I've met the guy at fighting game tournaments. He's serious about the issue and the entire website was born out of a community-wide frustration that there wasn't a reliable central database for the subject. His numbers are solid as long as you know how to interpret them.
- The tester that he uses only tests at 1080p and only through HDMI. The results won't tell you how well a 1080p television will handle a 720p, 480p, or lower res signal. They won't tell you if the component or composite inputs are handled differently. They'll tell you how well a 4K television will handle a 1080p signal, but not how they'll handle content that is actually 4K resolution.
- The results are reportedly more favorable to LCDs than plasmas because the tester doesn't pick up the video signal from plasma displays as quickly as the signal from LCD screens. Reportedly.
HDTVtest has a decent write-up that mentions this.
- He only publishes the average of all results for each TV/monitor instead of providing all of the raw data. That's not a big deal, but I can go into a little more detail on this because I own the same testing device. Here's a test that I ran on my new TV:
These are the results for this TV after activating Game mode, turning off all post-processing features possible, and at least getting a ballpark estimate on proper color and picture settings. Displaylag also disables as much post-processing features as possible before taking measurements of their own.

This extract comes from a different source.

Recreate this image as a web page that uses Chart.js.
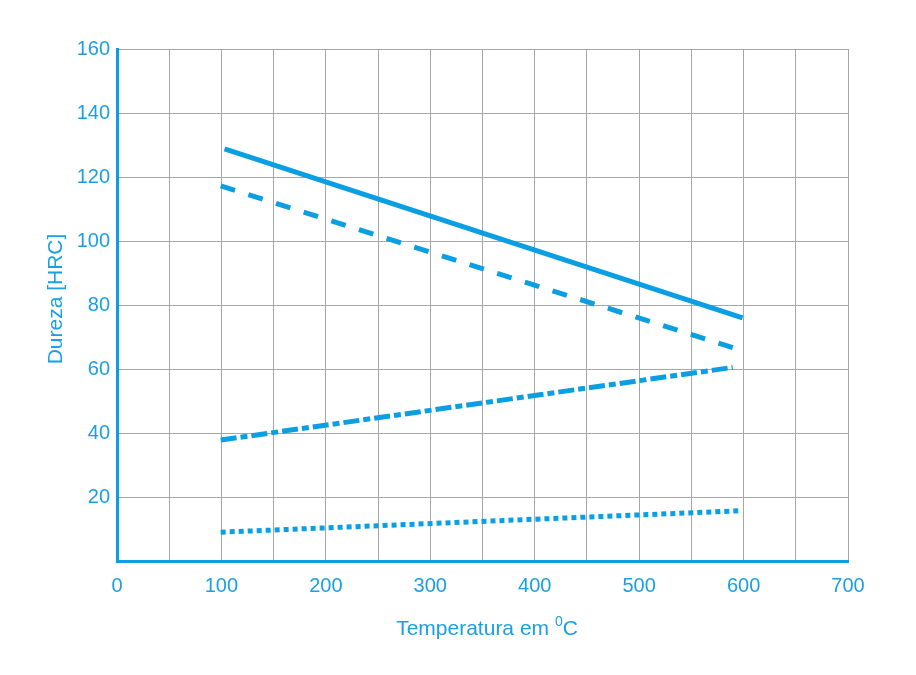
<!DOCTYPE html>
<html>
<head>
<meta charset="utf-8">
<script src="https://cdn.jsdelivr.net/npm/chart.js@4.4.1/dist/chart.umd.min.js"></script>
<style>
  html, body { margin: 0; padding: 0; background: #fff; }
  #wrap { width: 916px; height: 675px; }
</style>
</head>
<body>
<div id="wrap"><canvas id="chart" width="916" height="675"></canvas></div>
<script>
// values (temperature in °C, hardness in HRC)
const solidX = [103, 599];
const solidY = [128.8, 76];
const dashedX = [99.3, 599];
const dashedY = [117.2, 65.7];
const dashDotX = [99.3, 589.6];
const dashDotY = [37.8, 60.5];
const dottedX = [99.3, 596.6];
const dottedY = [9, 15.7];

const xTicks = [0, 100, 200, 300, 400, 500, 600, 700];
const yTicks = [20, 40, 60, 80, 100, 120, 140, 160];

const blue = "#0a9ee2";
const textBlue = "#1a9fe4";
const gridGray = "#a3a7ab";
const font = "'Liberation Sans', Arial, sans-serif";

function pts(xs, ys) {
  return xs.map((x, i) => ({ x: x, y: ys[i] }));
}

function series(xs, ys, dash) {
  return {
    data: pts(xs, ys),
    borderColor: blue,
    borderWidth: 5,
    borderDash: dash,
    borderCapStyle: "butt",
    pointRadius: 0,
    fill: false,
    tension: 0,
  };
}

const titles = {
  id: "titles",
  afterDraw(chart) {
    const ctx = chart.ctx;
    ctx.save();
    ctx.fillStyle = textBlue;
    ctx.textBaseline = "middle";

    // y title
    ctx.save();
    ctx.translate(56, 299);
    ctx.rotate(-Math.PI / 2);
    ctx.font = "21px " + font;
    ctx.textAlign = "center";
    ctx.fillText("Dureza [HRC]", 0, 0);
    ctx.restore();

    // x title with superscript 0
    const main = "Temperatura em ";
    ctx.font = "21px " + font;
    const w1 = ctx.measureText(main).width;
    ctx.font = "14px " + font;
    const w2 = ctx.measureText("0").width;
    ctx.font = "21px " + font;
    const w3 = ctx.measureText("C").width;
    let x = 487 - (w1 + w2 + w3) / 2;
    const y = 629;
    ctx.textAlign = "left";
    ctx.fillText(main, x, y);
    x += w1;
    ctx.font = "14px " + font;
    ctx.fillText("0", x, y - 7);
    x += w2;
    ctx.font = "21px " + font;
    ctx.fillText("C", x, y);
    ctx.restore();
  },
};

new Chart(document.getElementById("chart"), {
  type: "line",
  data: {
    datasets: [
      series(solidX, solidY, []),
      series(dashedX, dashedY, [15, 14]),
      series(dashDotX, dashDotY, [16, 4, 7, 4]),
      series(dottedX, dottedY, [5, 4]),
    ],
  },
  options: {
    responsive: false,
    animation: false,
    layout: { padding: { left: 0, right: 68, top: 49, bottom: 0 } },
    plugins: {
      legend: { display: false },
      tooltip: { enabled: false },
    },
    scales: {
      x: {
        type: "linear",
        min: 0,
        max: 700,
        afterFit: (scale) => { scale.height = 675 - 561; },
        afterBuildTicks: (scale) => {
          const t = [];
          for (let v = 0; v <= 700; v += 50) t.push({ value: v });
          scale.ticks = t;
        },
        grid: { color: gridGray, lineWidth: 1, drawTicks: false },
        border: { color: blue, width: 3 },
        ticks: {
          color: textBlue,
          font: { family: font, size: 20 },
          padding: 13,
          maxRotation: 0,
          autoSkip: false,
          callback: (v) => (xTicks.includes(v) ? v : ""),
        },
      },
      y: {
        type: "linear",
        min: 0,
        max: 160,
        afterFit: (scale) => { scale.width = 117; },
        ticks: {
          stepSize: 20,
          color: textBlue,
          font: { family: font, size: 20 },
          padding: 7,
          callback: (v) => (yTicks.includes(v) ? v : ""),
        },
        grid: { color: gridGray, lineWidth: 1, drawTicks: false },
        border: { color: blue, width: 3 },
      },
    },
  },
  plugins: [titles],
});
</script>
</body>
</html>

You connect the tester to the TV via HDMI, turn it on, and hold it directly over the TV so that the light sensor lines up with one of the 3 bars on the left side of the screen (top, middle, or bottom). The tester will then report the amount of lag onscreen at that specific region of the screen. This is important because many TVs don't update all of the pixels at once; they'll fill in the lines sequentially. (Other TVs actually
will update every line at roughly the same time.) The readings will tell you how much time has elapsed between the point when the TV received the data for the current frame and when that frame has been drawn on the part of the screen that you're measuring. The readings will fluctuate about 0.1 to 0.2 milliseconds in either direction. Displaylag will take these 3 measurements, add them together and average them out, and that's the number that will be reported for the TV. (In this case, it would be 17ms.)

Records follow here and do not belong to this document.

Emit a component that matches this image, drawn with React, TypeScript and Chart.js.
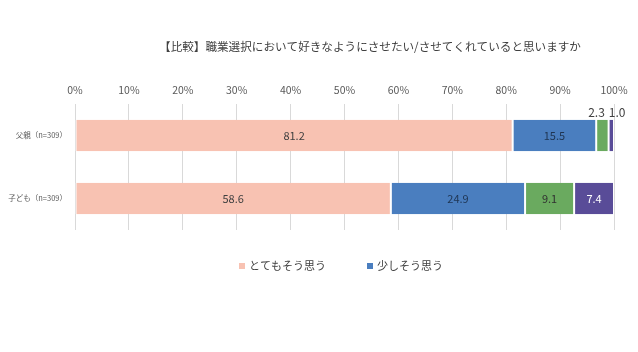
import React, { useEffect, useRef } from "react";
import { Chart, registerables } from "chart.js";

Chart.register(...registerables);

const TITLE = "【比較】職業選択において好きなようにさせたい/させてくれていると思いますか";
const categories = ["父親（n=309）", "子ども（n=309）"];
const seriesNames = ["とてもそう思う", "少しそう思う", "あまりそう思わない", "まったくそう思わない"];
const veryMuch = [81.2, 58.6];
const somewhat = [15.5, 24.9];
const notMuch = [2.3, 9.1];
const notAtAll = [1.0, 7.4];
const seriesColors = ["#F8C2B2", "#4A7EBF", "#6AAA5F", "#594C98"];
const labelColors = ["#404040", "#1F3552", "#303030", "#FFFFFF"];
const legendCount = 2;

const FONT = "'Noto Sans CJK JP', 'Noto Sans', sans-serif";

const labelsPlugin = {
  id: "segLabels",
  afterDatasetsDraw(chart: any) {
    const ctx = chart.ctx;
    const outside: any[][] = [];
    chart.data.datasets.forEach((ds: any, di: number) => {
      const meta = chart.getDatasetMeta(di);
      meta.data.forEach((el: any, i: number) => {
        const v = ds.data[i];
        const left = Math.min(el.x, el.base);
        const right = Math.max(el.x, el.base);
        const w = right - left;
        const text = v.toFixed(1);
        if (w < 22) {
          (outside[i] = outside[i] || []).push({ x: (left + right) / 2, y: el.y - el.height / 2 - 7, text });
        } else {
          ctx.save();
          ctx.font = `11px ${FONT}`;
          ctx.fillStyle = labelColors[di];
          ctx.textAlign = "center";
          ctx.textBaseline = "middle";
          ctx.fillText(text, (left + right) / 2, el.y);
          ctx.restore();
        }
      });
    });
    ctx.save();
    ctx.font = `12px ${FONT}`;
    ctx.fillStyle = "#404040";
    ctx.textAlign = "center";
    ctx.textBaseline = "middle";
    outside.forEach((row) => {
      if (!row) return;
      for (let k = 1; k < row.length; k++) {
        const a = row[k - 1];
        const b = row[k];
        const need = (ctx.measureText(a.text).width + ctx.measureText(b.text).width) / 2 + 4;
        const d = b.x - a.x;
        if (d < need) {
          const s = (need - d) / 2;
          a.x -= s;
          b.x += s;
        }
      }
      row.forEach((o) => ctx.fillText(o.text, o.x, o.y));
    });
    ctx.restore();
  },
};

const decorPlugin = {
  id: "decor",
  afterDraw(chart: any) {
    const ctx = chart.ctx;
    ctx.save();
    ctx.font = `11.6px ${FONT}`;
    ctx.fillStyle = "#404040";
    ctx.textAlign = "center";
    ctx.textBaseline = "middle";
    ctx.fillText(TITLE, 370, 47);

    ctx.font = `11px ${FONT}`;
    ctx.textAlign = "left";
    const positions = [239, 367];
    for (let i = 0; i < legendCount; i++) {
      const x = positions[i];
      ctx.fillStyle = chart.data.datasets[i].backgroundColor;
      ctx.fillRect(x, 263, 6, 6);
      ctx.fillStyle = "#404040";
      ctx.fillText(chart.data.datasets[i].label, x + 10, 266);
    }
    ctx.restore();
  },
};

export default function App() {
  const ref = useRef<HTMLCanvasElement | null>(null);
  useEffect(() => {
    if (!ref.current) return;
    const values = [veryMuch, somewhat, notMuch, notAtAll];
    const chart = new Chart(ref.current, {
      type: "bar",
      data: {
        labels: categories,
        datasets: values.map((d, i) => ({
          label: seriesNames[i],
          data: d,
          backgroundColor: seriesColors[i],
          borderColor: "#FFFFFF",
          borderWidth: { left: 1, right: 1, top: 0, bottom: 0 },
          borderSkipped: false,
          barPercentage: 0.5,
          categoryPercentage: 1.0,
        })),
      },
      options: {
        indexAxis: "y",
        animation: false,
        responsive: false,
        layout: { padding: { top: 0, right: 24, bottom: 122, left: 0 } },
        plugins: {
          legend: { display: false },
          title: { display: false },
          tooltip: { enabled: false },
        },
        scales: {
          x: {
            position: "top",
            stacked: true,
            min: 0,
            max: 100,
            ticks: {
              stepSize: 10,
              padding: 8,
              color: "#595959",
              font: { size: 10.5, family: FONT },
              callback: (v: any) => v + "%",
            },
            grid: { color: "#D9D9D9", drawTicks: false },
            border: { display: false },
            afterFit: (s: any) => {
              s.height = 104;
            },
          },
          y: {
            stacked: true,
            ticks: {
              padding: 8,
              color: "#595959",
              font: { size: 7.5, family: FONT },
            },
            grid: { display: false, drawTicks: false },
            border: { display: false },
            afterFit: (s: any) => {
              s.width = 75;
            },
          },
        },
      },
      plugins: [labelsPlugin, decorPlugin],
    } as any);
    return () => chart.destroy();
  }, []);
  return (
    <div style={{ position: "absolute", left: 0, top: 0, width: 638, height: 352, background: "#fff" }}>
      <canvas ref={ref} width={638} height={352} style={{ width: 638, height: 352 }} />
    </div>
  );
}
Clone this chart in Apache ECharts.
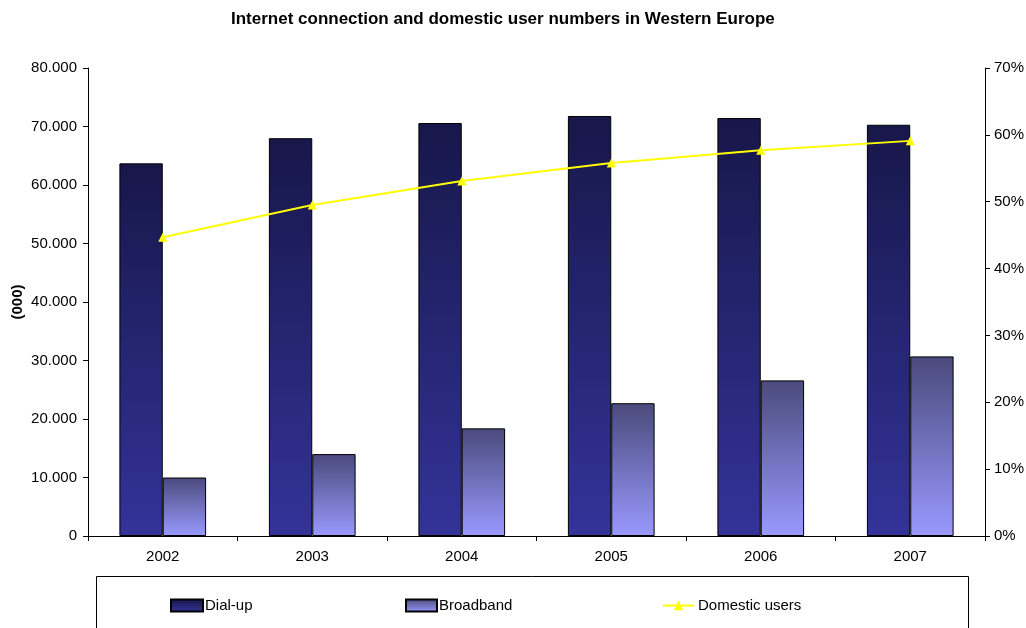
<!DOCTYPE html>
<html>
<head>
<meta charset="utf-8">
<script src="https://cdn.jsdelivr.net/npm/echarts@6/dist/echarts.min.js"></script>
<style>
  html, body { margin: 0; padding: 0; background: #fff; }
  #chart { width: 1026px; height: 628px; }
</style>
</head>
<body>
<div id="chart"></div>
<script>
// Years on the category axis
var years = ['2002', '2003', '2004', '2005', '2006', '2007'];
// Connections, thousands
var dialUp = [63700, 68000, 70600, 71800, 71450, 70300];
var broadband = [10000, 14000, 18400, 22700, 26600, 30700];
// Share of domestic users
var domesticUsers = [0.447, 0.495, 0.531, 0.558, 0.577, 0.591];

var FONT = '"Liberation Sans", Arial, sans-serif';

function grad(top, bottom) {
  return new echarts.graphic.LinearGradient(0, 0, 0, 1, [
    { offset: 0, color: top },
    { offset: 1, color: bottom }
  ]);
}
var dialFill = grad('#17174a', '#333399');
var broadFill = grad('#4a4a7c', '#9999ff');

function thousands(v) {
  return String(v).replace(/\B(?=(\d{3})+(?!\d))/g, '.');
}

var chart = echarts.init(document.getElementById('chart'), null, { renderer: 'canvas' });

function legendAt(left, name, extra) {
  return Object.assign({
    left: left,
    top: 598,
    padding: 0,
    itemWidth: 32,
    itemHeight: 12,
    data: [name],
    textStyle: { fontFamily: FONT, fontSize: 15, color: '#000', padding: [0, 0, 0, -3] }
  }, extra || {});
}

chart.setOption({
  animation: false,
  backgroundColor: '#fff',
  title: {
    text: 'Internet connection and domestic user numbers in Western Europe',
    left: 226,
    top: 6,
    textStyle: { fontFamily: FONT, fontSize: 17, fontWeight: 'bold', color: '#000' }
  },
  graphic: [{
    type: 'rect',
    shape: { x: 96.5, y: 576.5, width: 872, height: 60 },
    style: { fill: 'none', stroke: '#000', lineWidth: 1 },
    z: 0
  }],
  legend: [
    legendAt(170, 'Dial-up', { icon: 'rect' }),
    legendAt(405, 'Broadband', { icon: 'rect', itemWidth: 31 }),
    legendAt(662, 'Domestic users', {
      itemWidth: 31,
      textStyle: { fontFamily: FONT, fontSize: 15, color: '#000', padding: [0, 0, 0, -1] }
    })
  ],
  grid: { left: 88, right: 41, top: 68, bottom: 92, containLabel: false, outerBoundsMode: 'none' },
  xAxis: {
    type: 'category',
    data: years,
    axisLine: { lineStyle: { color: '#000', width: 1 } },
    axisTick: { show: true, length: 5, lineStyle: { color: '#000' } },
    axisLabel: { fontFamily: FONT, fontSize: 15, color: '#000', margin: 13 }
  },
  yAxis: [{
    type: 'value',
    min: 0, max: 80000, interval: 10000,
    name: '(000)',
    nameLocation: 'middle',
    nameGap: 63,
    nameMoveOverlap: false,
    nameRotate: 90,
    nameTextStyle: { fontFamily: FONT, fontSize: 15, fontWeight: 'bold', color: '#000' },
    axisLine: { show: true, lineStyle: { color: '#000' } },
    axisTick: { show: true, length: 5, lineStyle: { color: '#000' } },
    splitLine: { show: false },
    axisLabel: { fontFamily: FONT, fontSize: 15, color: '#000', margin: 11, formatter: thousands }
  }, {
    type: 'value',
    min: 0, max: 0.7, interval: 0.1,
    position: 'right',
    axisLine: { show: true, lineStyle: { color: '#000' } },
    axisTick: { show: true, length: 5, lineStyle: { color: '#000' } },
    splitLine: { show: false },
    axisLabel: {
      fontFamily: FONT, fontSize: 15, color: '#000', margin: 9,
      formatter: function (v) { return Math.round(v * 100) + '%'; }
    }
  }],
  series: [{
    name: 'Dial-up',
    type: 'bar',
    data: dialUp,
    barGap: '0%',
    barCategoryGap: '42%',
    itemStyle: { color: dialFill, borderColor: '#000', borderWidth: 1 }
  }, {
    name: 'Broadband',
    type: 'bar',
    data: broadband,
    itemStyle: { color: broadFill, borderColor: '#000', borderWidth: 1 }
  }, {
    name: 'Domestic users',
    type: 'line',
    yAxisIndex: 1,
    data: domesticUsers,
    symbol: 'triangle',
    symbolSize: 9,
    lineStyle: { color: '#ffff00', width: 2 },
    itemStyle: { color: '#ffff00' },
    z: 5
  }]
});
</script>
</body>
</html>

To better understand the meaning behind those numbers, I went to the trouble of using my tester on a VGA CRT monitor just to confirm that it would function the way that I thought it would (spoiler: it did):
I went through some control tests beforehand to confirm that the extra adapters I had to use to do this didn't add any lag of their own. (I measured about 0.1 to 0.2 ms extra, but that's negligible and within the margin of error.) The numbers above should make sense if you think about how a 60hz CRT operates. At 60 frames per second, it takes about 16.6 ms to draw a single frame from top to bottom, after which the next frame will start from the top. In these readings, we see that the top bar is just a little over 0 ms, the bottom bar is just a little under 16ms, and the middle bar is halfway between, as should be expected from a typical "lagless" CRT.
What's interesting, though, is that Displaylag would say that such a CRT actually has 8 milliseconds of lag. And that would technically be true, but since I think most gamers consider the "lag" of a gaming TV to be more specifically defined as "how much it lags behind a CRT," then maybe it makes more sense to subtract about 7-8ms or so from DL's readings instead of just using them raw.
So that's some things to think about. Displaylag is an enormously important resource imo, although I think it's important not to extrapolate more data than what is actually there. Specifically, I think the best use of it is for comparing specific tested TVs of the same type (LCD vs LCD, etc.) against each other.
There are options for it somewhere, probably in "Pro Picture Setup." Can't remember specifically. You can adjust it for each individual HDMI input. They're all set to auto-detect by default but I'm not sure how accurate that is; I set them manually before I connected anything.